In the absence of any actual AS graphics programmer picking up the gauntlet, I'm going to say that there are a couple of things to keep in mind. Even though the M1PM is well endowed in terms of bandwidth, writing to and from main RAM is still going to be slower than keeping data in on chip tile caches. And there are steps you can just avoid.
The other aspect that springs to mind is perhaps trickier to evaluate the effect of, it's that programmers code to a target. This affects all cross platform benchmarking. Outside of mobile, IMRs have been the only game in town, and code and hardware has co-evolved. While you can run that code on a TBDR, it was originally coded taking the strengths and weaknesses of the target (industry standard) hardware in mind. Not only doesn't it take advantage of the benefits of TBDR, it may choose techniques that you simply wouldn't have gone for at all, if you knew that the code would run on a TBDR. You would have done things differently to get similar results with better performance. Indeed the game itself might have looked different!*
(*Ancient trivial example - the hidden surface removal made overdraw really cheap on TBDRs, so having villages and towns with lots of structures was no problem, whereas foliage (at the time handled via transparency) was a kick in the TBDR nuts. The TBDRs of the time was benchmarked using game environments that would simply have looked different, had it been know that they would be produced by that kind of architecture.
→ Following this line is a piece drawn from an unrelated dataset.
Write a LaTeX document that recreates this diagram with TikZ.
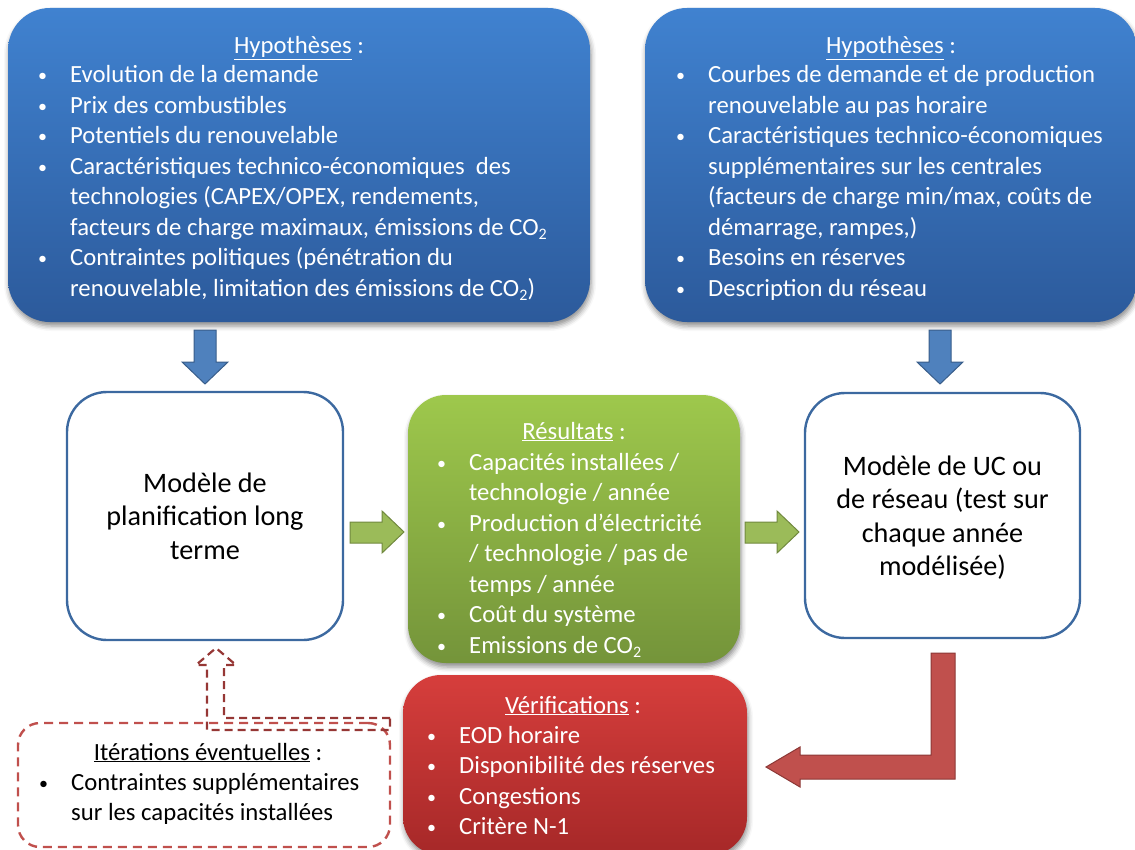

But they were created based on the strengths and weaknesses of the dominant approach.)
Apples 3D developer videos are relatively easy to follow, and this sort of thing crops up in them - not only the more common case of "if you have been doing things like this, you'd gain a lot by modifying your code like that instead", but also "since this is really cheap, it's a good way to...". But it would take an active 3D-programmer to say just how much of a difference using an Apple TBDR as an original target for your code would make. I can only say that yes, it would make a difference, but don't have the real world experience to express that difference in numbers.